The Internet Paradigm – PART TWO Distributed Media and Meme Warfare. The way I understanding it is the media we as produsers share and create from the mass media are able to gain more ‘traction’ than mass media on its own. Controlling the way users connect with content out there in the Internet (culture) Paradigm and with each other is impossible. And Memes are bits of information replicated and transmitted from mind to mind which offer a systematic frame for interpreting reality. This is why organisations, such as the CIA, use memes and dissect them further to understand the way a population receives and remediates information. 

For my remediation this week my DA group ( Chelsea + Emma + Me) and I decided to make the most of Zoom and the social distancing by having a shot at recording one of our calls discussing our understanding of Memes and Meme Warfare.

week 5 | goodbye, monological media.


Monological Media. The way I see it; now, no such things exists, and it will never exists. In the Internet Paradigm media will always be used and reused and reacted to and shared – it will be MANY to MANY and never ONE to MANY again. 

In Clay Shrikys TED talk “How cellphones, Twitter, Facebook can make history” he explains:
First – phones gave us the one to one pattern of communication media
Second – Radio, television and written media gave us the one to many 
AND the internet had gave us MANY TO MANY as well as becoming the mode of carriage for all media – “every medium is right next door to every other medium
Everytime and new consumer joins, as does a producers because everyone has the same equipment. 

When continuing to make my DA I want everyone to interact with it – everyone could have the same idea as me. No one owns anything. I’m not just producing and broadcast a message I’m also collaborating with the public because monological media doesn’t exist anymore, only dialogical media does.

week 4 | the internet is a copying machine

Memes; “human culture – leaping from brain to brain via a process, in a broad sense, can be called imitation.” (Richard Dawkins, The Selfish Game 1976)
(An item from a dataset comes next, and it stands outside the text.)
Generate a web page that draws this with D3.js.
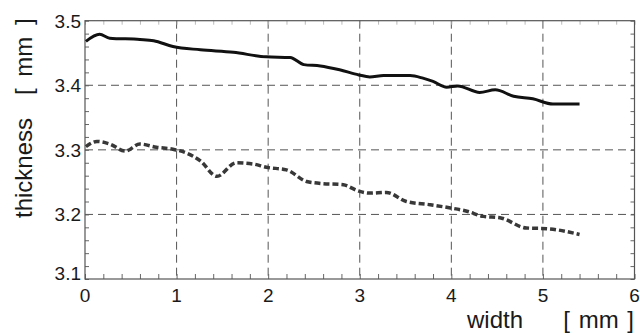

As we are all extensions of media and extensions of the mediums between the messages we send, we ourselves tend to extend messages and replicate them = meme culture and creation. “All life evolves by the differential survival of replicating entities.” Wherever there is life, there must be replicators, as Gleick simply puts it. As I read his article defining what is a meme I found this part really helpful in understanding meme culture:

Memes are complex units, distinct and memorable—units with staying power… an object is not a meme. The hula hoop is not a meme; it is made of plastic, not of bits… the physical manifestation, of a meme, or memes: the craving for hula hoops; the swaying, swinging, twirling skill set of hula-hooping. The hula hoop itself is a meme vehicle.”

In my own practise, i don’t “create my own” memes for BCM112 – I’m constantly using meme generators or taking temples from the internet… constantly taking and regenerating and duplicating and replicating what’s already out there. The internet is a copying machine.